Va. FD to create policy for notifying families of firefighters' injuries
Rebecca Knick, wife of Hampton Fire Lt. Eric Knick, raised the issue after an incident where he sustained burns and was treated, but she was not notified
By Josh Janney
HAMPTON, Va. — Hampton Fire and Rescue, after facing criticism for not having a policy for notifying family members when firefighters are seriously injured, says it is now addressing the matter.
Earlier this month, during a Hampton City Council meeting, Rebecca Knick — wife of Hampton Fire and Rescue Lt. Eric Knick — raised concerns about Hampton having no notification policy for families of firefighters who suffer a major injury on duty.
She said her husband nearly lost his life responding to a fire at the Township in Hampton Woods apartment complex on Oct. 21. Eight firefighters and four civilians were injured in the blaze.
Although the incident occurred around 1:36 a.m. that morning, she said the fire department didn’t notify her. Instead, she found out six hours later from a friend who had read about it on a mass email sent by the chief that morning.
“The dilemma that I present to you is that Hampton fire has no notification of serious injury policy,” she told the council. “None. And this is the second serious injury accident my husband has had in the past 27 months. And it is inconceivable and inexcusable that this city has continually allowed this to happen.”

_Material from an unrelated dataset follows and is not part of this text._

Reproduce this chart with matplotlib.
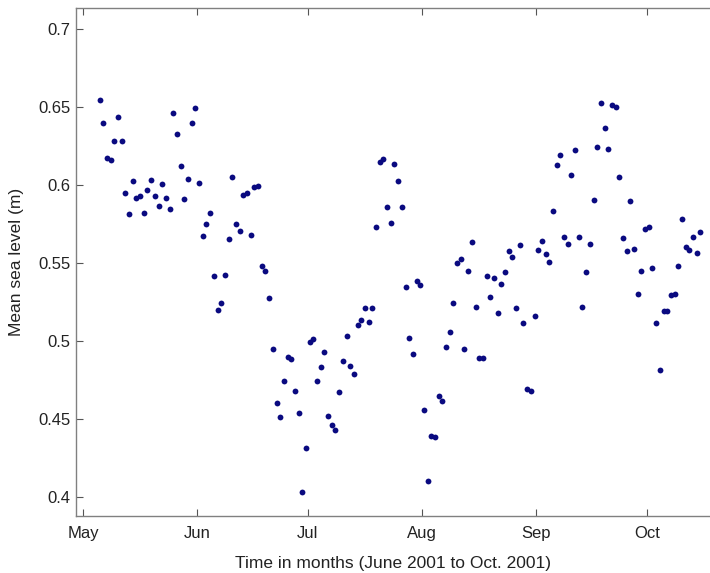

Hampton Battalion Chief Anthony Chittum told the Daily Press in an email that the Division now has a draft policy for notifying family members when firefighters are injured. He expects the draft to be finalized “very soon.”
He said there is a separate policy, already in effect, for when firefighters die while on duty.
Chittum said the department’s practice on injured firefighters has been to have the firefighters notify their own families if they are able. He said all of the firefighters injured in the Oct. 21 fire “were conscious and able to make notifications themselves or discussed their wishes with senior members of the Fire Division, who honored their decisions.”
According to Chittum, within hours after the fire, the injured firefighters, including Knick, were given the chance to have a follow-up appointment at the EVMS burn center and assigned their own private nurse case manager to help walk them through the worker’s compensation process.
Rebecca Knick said in a phone interview Monday that while it’s true her husband was conscious, he was on ketamine because of his burns. She added that “he also was under a severe amount of shock because he was on fire.”
“He wanted me to be there,” she said. “But his biggest concern was the fact that we had our child here with us. And he had no idea who was going to take care of our child at 1:30 in the morning.”
Knick said the new policy should offer some temporary childcare in cases like that.
She also said the fire department hadn’t reached out to her about the new policy, despite her offering to help draft it. She said spouses and next of kin need to be involved because they have “skin in the game.” She added that she does “not have any faith at all” that the draft policy that Hampton is working on will be sufficient.
“I don’t trust them,” she said.
Chittum said the draft is under review by the City Attorney’s Office and the City’s Risk Management Division. The new policy will give firefighters who are conscious and able to make decisions the ability to decide for themselves whether to notify family members of their injuries.
He said he does not have an estimated timeframe for when the new policy will be implemented.